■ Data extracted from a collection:
┏━━
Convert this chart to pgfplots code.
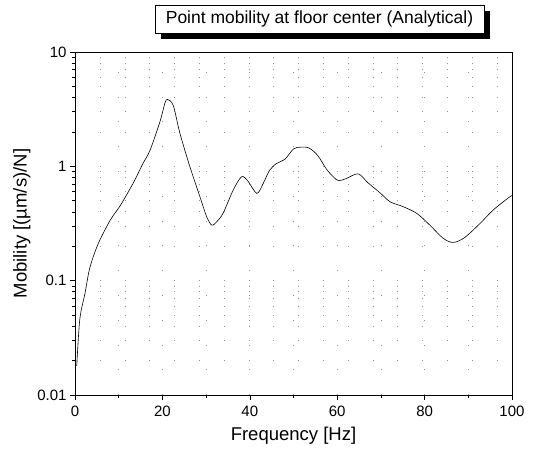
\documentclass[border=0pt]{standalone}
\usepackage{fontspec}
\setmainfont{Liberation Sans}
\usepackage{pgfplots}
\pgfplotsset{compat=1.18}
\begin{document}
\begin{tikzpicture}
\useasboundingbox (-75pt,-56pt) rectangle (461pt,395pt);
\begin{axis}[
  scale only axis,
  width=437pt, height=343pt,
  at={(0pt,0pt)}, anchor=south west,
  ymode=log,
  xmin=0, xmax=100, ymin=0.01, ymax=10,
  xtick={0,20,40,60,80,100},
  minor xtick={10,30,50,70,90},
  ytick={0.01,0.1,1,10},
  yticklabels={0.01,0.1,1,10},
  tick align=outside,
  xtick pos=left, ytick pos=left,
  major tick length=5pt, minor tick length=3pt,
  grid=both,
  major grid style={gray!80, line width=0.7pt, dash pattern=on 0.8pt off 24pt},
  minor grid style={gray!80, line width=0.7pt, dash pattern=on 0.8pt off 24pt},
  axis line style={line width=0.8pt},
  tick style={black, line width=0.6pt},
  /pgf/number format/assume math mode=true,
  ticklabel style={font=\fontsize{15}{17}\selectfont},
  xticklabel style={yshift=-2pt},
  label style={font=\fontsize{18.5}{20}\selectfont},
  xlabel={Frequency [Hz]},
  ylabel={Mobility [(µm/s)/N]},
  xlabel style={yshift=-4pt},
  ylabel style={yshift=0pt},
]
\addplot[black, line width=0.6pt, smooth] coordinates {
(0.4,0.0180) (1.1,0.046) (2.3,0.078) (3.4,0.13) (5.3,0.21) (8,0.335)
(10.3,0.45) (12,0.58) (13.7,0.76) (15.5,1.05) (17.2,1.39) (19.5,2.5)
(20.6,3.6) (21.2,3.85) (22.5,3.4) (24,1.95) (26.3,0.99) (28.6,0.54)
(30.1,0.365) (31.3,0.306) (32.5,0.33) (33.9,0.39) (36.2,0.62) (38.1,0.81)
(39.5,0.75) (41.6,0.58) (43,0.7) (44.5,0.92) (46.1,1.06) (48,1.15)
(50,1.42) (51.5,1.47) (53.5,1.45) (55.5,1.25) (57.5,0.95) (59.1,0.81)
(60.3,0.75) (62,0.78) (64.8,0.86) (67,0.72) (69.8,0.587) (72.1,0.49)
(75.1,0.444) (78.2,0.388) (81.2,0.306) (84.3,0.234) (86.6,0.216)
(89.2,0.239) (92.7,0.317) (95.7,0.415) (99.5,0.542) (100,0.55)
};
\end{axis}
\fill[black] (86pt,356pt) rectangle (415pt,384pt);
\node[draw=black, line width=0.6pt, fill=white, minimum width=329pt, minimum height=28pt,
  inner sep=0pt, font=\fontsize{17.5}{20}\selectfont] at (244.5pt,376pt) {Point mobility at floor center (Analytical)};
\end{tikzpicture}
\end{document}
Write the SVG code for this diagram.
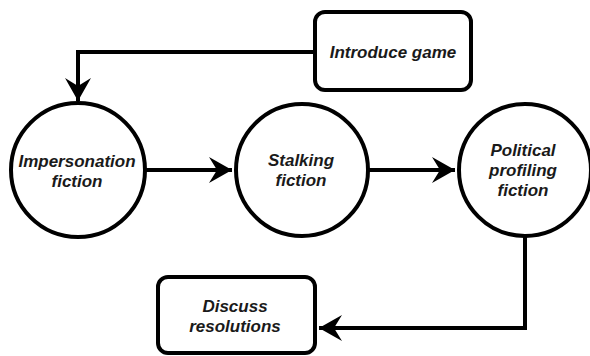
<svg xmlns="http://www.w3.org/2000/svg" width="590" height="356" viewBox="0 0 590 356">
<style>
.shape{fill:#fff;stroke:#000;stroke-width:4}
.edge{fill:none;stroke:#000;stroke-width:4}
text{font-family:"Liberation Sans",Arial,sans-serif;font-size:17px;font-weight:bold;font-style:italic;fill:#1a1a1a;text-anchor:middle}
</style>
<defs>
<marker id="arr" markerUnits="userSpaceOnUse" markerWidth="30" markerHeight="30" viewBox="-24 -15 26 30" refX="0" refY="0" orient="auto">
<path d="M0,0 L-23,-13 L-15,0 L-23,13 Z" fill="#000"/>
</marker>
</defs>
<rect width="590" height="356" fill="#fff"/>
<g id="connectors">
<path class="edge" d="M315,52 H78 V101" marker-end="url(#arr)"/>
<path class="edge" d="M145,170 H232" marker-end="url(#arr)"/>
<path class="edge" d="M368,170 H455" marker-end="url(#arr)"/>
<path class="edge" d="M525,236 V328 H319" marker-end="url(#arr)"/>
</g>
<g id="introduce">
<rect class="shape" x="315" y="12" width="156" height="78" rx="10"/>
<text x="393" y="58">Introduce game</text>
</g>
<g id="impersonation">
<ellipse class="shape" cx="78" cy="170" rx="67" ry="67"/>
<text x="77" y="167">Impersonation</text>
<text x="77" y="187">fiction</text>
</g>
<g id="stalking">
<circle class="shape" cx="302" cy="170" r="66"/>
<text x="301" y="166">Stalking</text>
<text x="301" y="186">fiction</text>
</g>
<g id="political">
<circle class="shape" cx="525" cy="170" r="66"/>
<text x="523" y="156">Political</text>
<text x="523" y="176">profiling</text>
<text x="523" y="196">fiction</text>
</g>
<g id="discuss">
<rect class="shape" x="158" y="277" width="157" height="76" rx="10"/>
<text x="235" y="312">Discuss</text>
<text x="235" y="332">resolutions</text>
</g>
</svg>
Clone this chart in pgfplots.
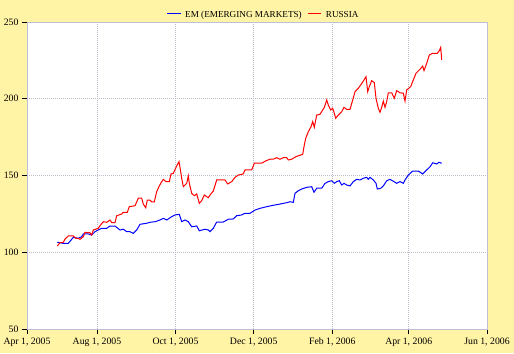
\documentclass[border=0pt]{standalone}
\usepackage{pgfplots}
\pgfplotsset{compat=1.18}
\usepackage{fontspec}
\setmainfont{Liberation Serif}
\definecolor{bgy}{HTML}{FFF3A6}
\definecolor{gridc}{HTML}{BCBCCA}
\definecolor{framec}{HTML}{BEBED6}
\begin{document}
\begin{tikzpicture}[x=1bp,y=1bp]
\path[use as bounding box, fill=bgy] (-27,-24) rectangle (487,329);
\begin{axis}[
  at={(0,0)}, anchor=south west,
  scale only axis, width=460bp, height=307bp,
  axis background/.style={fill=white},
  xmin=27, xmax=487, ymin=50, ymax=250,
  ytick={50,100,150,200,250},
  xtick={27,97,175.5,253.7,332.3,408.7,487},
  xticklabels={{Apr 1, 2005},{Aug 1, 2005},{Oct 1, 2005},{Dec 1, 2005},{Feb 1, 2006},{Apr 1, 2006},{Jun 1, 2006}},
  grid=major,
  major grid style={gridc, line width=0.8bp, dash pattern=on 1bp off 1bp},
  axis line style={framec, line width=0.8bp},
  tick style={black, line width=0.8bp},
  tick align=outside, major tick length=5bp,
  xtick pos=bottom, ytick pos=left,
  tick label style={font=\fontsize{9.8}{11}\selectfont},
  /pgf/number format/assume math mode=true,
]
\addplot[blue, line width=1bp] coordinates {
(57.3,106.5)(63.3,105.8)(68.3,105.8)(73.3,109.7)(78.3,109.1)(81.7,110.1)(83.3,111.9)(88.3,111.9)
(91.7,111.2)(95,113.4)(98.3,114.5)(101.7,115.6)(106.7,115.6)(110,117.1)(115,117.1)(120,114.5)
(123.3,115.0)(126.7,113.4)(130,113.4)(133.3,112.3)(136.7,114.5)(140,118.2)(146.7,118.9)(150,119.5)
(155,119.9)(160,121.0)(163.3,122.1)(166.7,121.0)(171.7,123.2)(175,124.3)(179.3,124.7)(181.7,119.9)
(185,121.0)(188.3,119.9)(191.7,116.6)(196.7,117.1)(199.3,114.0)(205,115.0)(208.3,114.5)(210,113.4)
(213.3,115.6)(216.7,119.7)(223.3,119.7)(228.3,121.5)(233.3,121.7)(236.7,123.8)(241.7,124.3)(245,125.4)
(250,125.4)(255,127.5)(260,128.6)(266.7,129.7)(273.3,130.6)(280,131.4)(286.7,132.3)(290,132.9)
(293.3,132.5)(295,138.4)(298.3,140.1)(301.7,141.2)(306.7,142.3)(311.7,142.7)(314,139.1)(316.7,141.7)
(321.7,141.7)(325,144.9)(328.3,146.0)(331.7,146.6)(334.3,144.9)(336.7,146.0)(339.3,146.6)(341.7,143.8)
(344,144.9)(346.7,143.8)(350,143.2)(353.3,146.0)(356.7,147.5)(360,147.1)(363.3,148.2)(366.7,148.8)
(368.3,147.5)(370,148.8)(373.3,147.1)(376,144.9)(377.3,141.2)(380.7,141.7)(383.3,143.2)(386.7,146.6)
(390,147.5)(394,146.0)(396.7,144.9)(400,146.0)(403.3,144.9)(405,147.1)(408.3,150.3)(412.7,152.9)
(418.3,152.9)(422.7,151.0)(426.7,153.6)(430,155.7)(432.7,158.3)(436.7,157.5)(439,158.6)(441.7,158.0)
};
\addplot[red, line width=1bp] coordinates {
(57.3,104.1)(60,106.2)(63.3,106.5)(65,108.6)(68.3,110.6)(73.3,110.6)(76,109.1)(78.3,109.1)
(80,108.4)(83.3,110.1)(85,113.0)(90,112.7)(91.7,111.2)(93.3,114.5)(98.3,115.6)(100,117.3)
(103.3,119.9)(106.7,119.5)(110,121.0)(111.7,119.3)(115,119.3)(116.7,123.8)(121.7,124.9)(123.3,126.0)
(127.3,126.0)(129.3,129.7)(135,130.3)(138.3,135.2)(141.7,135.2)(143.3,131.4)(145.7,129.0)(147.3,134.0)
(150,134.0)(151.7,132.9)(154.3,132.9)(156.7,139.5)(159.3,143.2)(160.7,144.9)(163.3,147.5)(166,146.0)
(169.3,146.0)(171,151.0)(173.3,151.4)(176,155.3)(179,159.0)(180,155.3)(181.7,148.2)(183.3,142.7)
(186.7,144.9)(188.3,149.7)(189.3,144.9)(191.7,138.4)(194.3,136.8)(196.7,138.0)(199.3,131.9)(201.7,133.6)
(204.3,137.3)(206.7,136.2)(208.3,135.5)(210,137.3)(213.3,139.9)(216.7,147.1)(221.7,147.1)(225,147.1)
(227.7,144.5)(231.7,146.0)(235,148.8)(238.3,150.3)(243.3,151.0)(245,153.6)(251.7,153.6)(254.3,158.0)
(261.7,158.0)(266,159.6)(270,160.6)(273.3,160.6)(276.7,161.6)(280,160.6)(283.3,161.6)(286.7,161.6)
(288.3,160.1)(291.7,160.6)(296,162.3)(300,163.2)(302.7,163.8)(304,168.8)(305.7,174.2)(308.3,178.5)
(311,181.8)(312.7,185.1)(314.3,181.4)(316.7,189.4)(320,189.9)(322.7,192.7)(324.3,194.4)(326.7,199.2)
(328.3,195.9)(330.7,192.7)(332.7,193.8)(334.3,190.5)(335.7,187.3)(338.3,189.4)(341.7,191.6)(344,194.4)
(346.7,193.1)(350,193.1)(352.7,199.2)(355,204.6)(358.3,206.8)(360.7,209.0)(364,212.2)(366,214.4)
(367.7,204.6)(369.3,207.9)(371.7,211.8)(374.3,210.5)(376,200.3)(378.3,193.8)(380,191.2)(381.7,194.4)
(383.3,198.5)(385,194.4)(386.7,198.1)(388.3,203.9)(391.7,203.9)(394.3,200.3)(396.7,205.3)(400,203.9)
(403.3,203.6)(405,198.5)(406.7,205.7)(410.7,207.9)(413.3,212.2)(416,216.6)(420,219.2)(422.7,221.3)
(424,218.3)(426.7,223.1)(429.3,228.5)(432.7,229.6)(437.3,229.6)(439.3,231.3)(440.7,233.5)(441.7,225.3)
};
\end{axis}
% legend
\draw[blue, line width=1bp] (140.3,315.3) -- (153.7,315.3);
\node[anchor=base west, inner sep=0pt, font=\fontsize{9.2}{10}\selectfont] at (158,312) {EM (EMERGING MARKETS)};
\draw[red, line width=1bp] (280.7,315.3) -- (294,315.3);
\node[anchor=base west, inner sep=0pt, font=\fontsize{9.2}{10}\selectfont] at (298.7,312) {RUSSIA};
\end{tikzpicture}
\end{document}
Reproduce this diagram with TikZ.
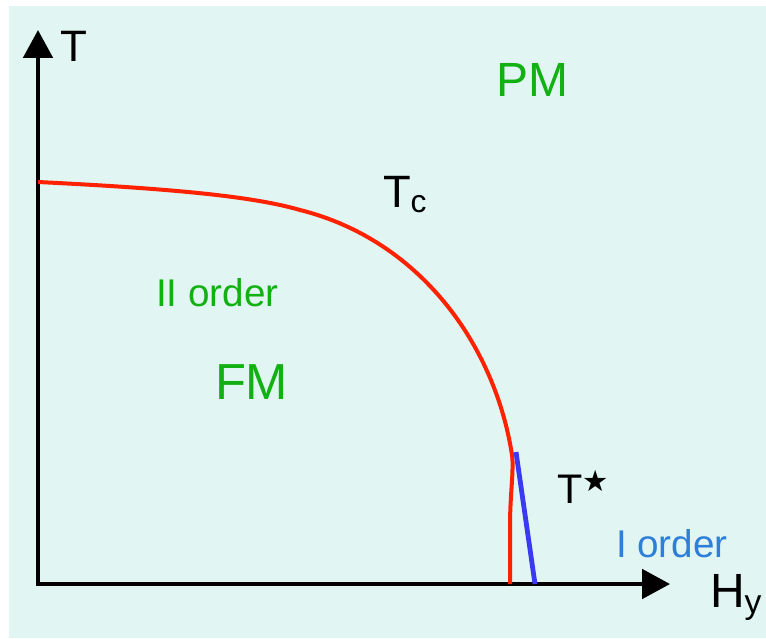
┗━━
■ The exercise: Copy each line of the data that contains the word "this".

■ Output below:
Convert this chart to pgfplots code.
Write the SVG code for this diagram.
Clone this chart in pgfplots.
Reproduce this diagram with TikZ.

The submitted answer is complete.